* _Exercise objective_: Starting with the first line below, extract each line through the one that contains "from matplotlib.ticker import MultipleLocator", inclusive, excluding pictures.

* _Data extract_:
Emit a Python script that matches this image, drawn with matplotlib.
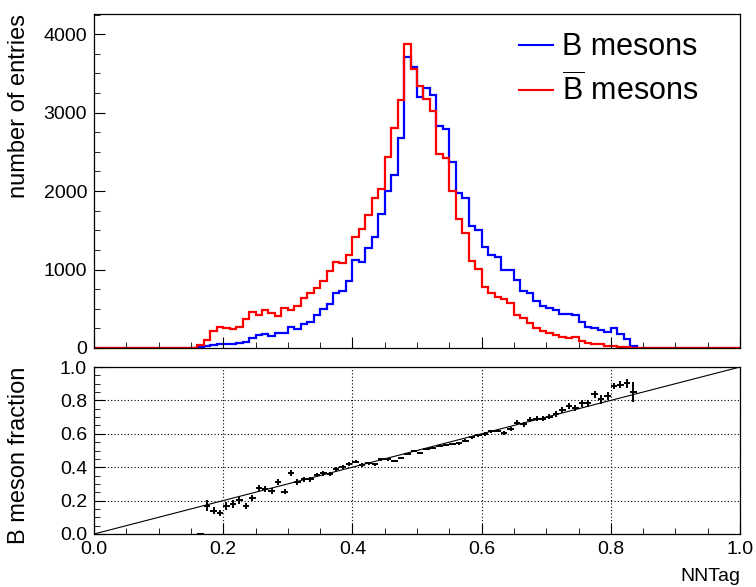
import numpy as np
import matplotlib
matplotlib.use("Agg")
import matplotlib.pyplot as plt
from matplotlib.ticker import MultipleLocator

plt.rcParams['font.family'] = ['Liberation Sans', 'DejaVu Sans']
plt.rcParams['mathtext.fontset'] = 'custom'
plt.rcParams['mathtext.rm'] = 'Liberation Sans'

# NNTag histogram, 100 bins from 0 to 1
bin_edges = np.linspace(0.0, 1.0, 101)

b_counts = [0] * 16 + [
    10, 25, 35, 45, 50, 55, 70, 80, 130, 160,
    175, 155, 190, 190, 265, 245, 305, 335, 415, 500,
    560, 705, 725, 860, 1125, 1100, 1270, 1410, 1705, 2005,
    2200, 2680, 3710, 3580, 3200, 3315, 3220, 2830, 2795, 2370,
    1970, 1910, 1560, 1500, 1285, 1190, 1155, 990, 990, 865,
    730, 705, 605, 535, 515, 485, 432, 430, 425, 330,
    268, 258, 225, 205, 250, 180, 118, 28, 5,
] + [0] * 15

bbar_counts = [0] * 16 + [
    35, 100, 215, 270, 250, 240, 270, 375, 460, 415,
    485, 445, 410, 515, 480, 535, 635, 700, 770, 855,
    985, 1090, 1080, 1180, 1420, 1515, 1700, 1910, 2030, 2430,
    2800, 3155, 3870, 3560, 3345, 3180, 3020, 2470, 2420, 2000,
    1640, 1465, 1110, 1005, 780, 705, 645, 620, 570, 420,
    380, 315, 260, 220, 190, 160, 138, 128, 145, 88,
    65, 50, 45, 30, 20, 14, 8, 5, 3,
] + [2] + [0] * 14

# B meson fraction per bin (bins 16..83)
frac_first_bin = 16
frac = [
    0.0, 0.17, 0.14, 0.124, 0.168, 0.18, 0.204, 0.168, 0.217, 0.274,
    0.268, 0.257, 0.313, 0.253, 0.363, 0.313, 0.327, 0.327, 0.353, 0.363,
    0.361, 0.389, 0.399, 0.419, 0.433, 0.413, 0.423, 0.419, 0.447, 0.447,
    0.437, 0.457, 0.478, 0.496, 0.488, 0.507, 0.513, 0.529, 0.533, 0.539,
    0.543, 0.559, 0.579, 0.591, 0.599, 0.615, 0.619, 0.607, 0.627, 0.667,
    0.657, 0.683, 0.691, 0.691, 0.703, 0.717, 0.743, 0.766, 0.756, 0.782,
    0.782, 0.836, 0.806, 0.826, 0.886, 0.894, 0.902, 0.852,
]
frac_err = [
    0.0, 0.035, 0.022, 0.019, 0.022, 0.022, 0.022, 0.018, 0.017, 0.019,
    0.017, 0.018, 0.019, 0.016, 0.018, 0.017, 0.015, 0.015, 0.014, 0.013,
    0.012, 0.012, 0.012, 0.011, 0.010, 0.010, 0.009, 0.009, 0.008, 0.008,
    0.007, 0.007, 0.006, 0.006, 0.006, 0.006, 0.006, 0.007, 0.007, 0.007,
    0.008, 0.008, 0.009, 0.009, 0.010, 0.010, 0.011, 0.012, 0.012, 0.013,
    0.014, 0.015, 0.016, 0.017, 0.017, 0.018, 0.019, 0.019, 0.019, 0.021,
    0.023, 0.023, 0.025, 0.026, 0.020, 0.022, 0.028, 0.060,
]

W, H = 756, 587
fig = plt.figure(figsize=(W / 100, H / 100), dpi=100)

def px_axes(left, top, right, bottom):
    return fig.add_axes([left / W, 1 - bottom / H, (right - left) / W, (bottom - top) / H])

ax1 = px_axes(94, 14, 740, 348)
ax2 = px_axes(94, 367, 740, 534)

# top: histograms
ax1.stairs(b_counts, bin_edges, color='#0000ff', lw=1.6, label='B mesons')
ax1.stairs(bbar_counts, bin_edges, color='#ff0000', lw=1.6,
           label=r'$\overline{\mathrm{B}}$ mesons')
ax1.set_xlim(0, 1)
ax1.set_ylim(0, 1.1 * max(max(b_counts), max(bbar_counts)))
ax1.xaxis.set_major_locator(MultipleLocator(0.2))
ax1.xaxis.set_minor_locator(MultipleLocator(0.05))
ax1.yaxis.set_major_locator(MultipleLocator(1000))
ax1.yaxis.set_minor_locator(MultipleLocator(250))
ax1.tick_params(axis='x', labelbottom=False)
ax1.set_ylabel('number of entries', fontsize=17, loc='top')
ax1.yaxis.set_label_coords(-0.099, 1.0)
leg = ax1.legend(loc='upper left', bbox_to_anchor=(0.63, 1.0), frameon=False,
                 fontsize=22, handlelength=1.1, handletextpad=0.3,
                 labelspacing=0.35, borderaxespad=0.2)
for line in leg.get_lines():
    line.set_linewidth(1.5)

# bottom: fraction
centers = 0.5 * (bin_edges[:-1] + bin_edges[1:])
fx = centers[frac_first_bin:frac_first_bin + len(frac)]
half_bin = 0.5 * (bin_edges[1] - bin_edges[0])
ax2.plot([0, 1], [0, 1], color='black', lw=0.8)
ax2.errorbar(fx, frac, xerr=half_bin, yerr=frac_err, fmt='none',
             ecolor='black', elinewidth=1.4, capsize=0)
ax2.set_xlim(0, 1)
ax2.set_ylim(0, 1)
ax2.xaxis.set_major_locator(MultipleLocator(0.2))
ax2.xaxis.set_minor_locator(MultipleLocator(0.05))
ax2.yaxis.set_major_locator(MultipleLocator(0.2))
ax2.yaxis.set_minor_locator(MultipleLocator(0.05))
ax2.xaxis.set_major_formatter(plt.FormatStrFormatter('%.1f'))
ax2.yaxis.set_major_formatter(plt.FormatStrFormatter('%.1f'))
ax2.grid(True, which='major', linestyle=(0, (1, 2)), color='black', lw=0.8)
ax2.set_ylabel('B meson fraction', fontsize=17, loc='top')
ax2.yaxis.set_label_coords(-0.099, 1.0)
ax2.set_xlabel('NNTag', fontsize=14, loc='right')
ax2.xaxis.set_label_coords(1.0, -0.205)

for ax in (ax1, ax2):
    ax.tick_params(which='both', direction='in', labelsize=14, pad=5)
    ax.tick_params(which='major', length=8)
    ax.tick_params(which='minor', length=4)
    for s in ax.spines.values():
        s.set_linewidth(0.9)

fig.savefig('out.png', dpi=100)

* _The result_:
Emit a Python script that matches this image, drawn with matplotlib.
import numpy as np
import matplotlib
matplotlib.use("Agg")
import matplotlib.pyplot as plt
from matplotlib.ticker import MultipleLocator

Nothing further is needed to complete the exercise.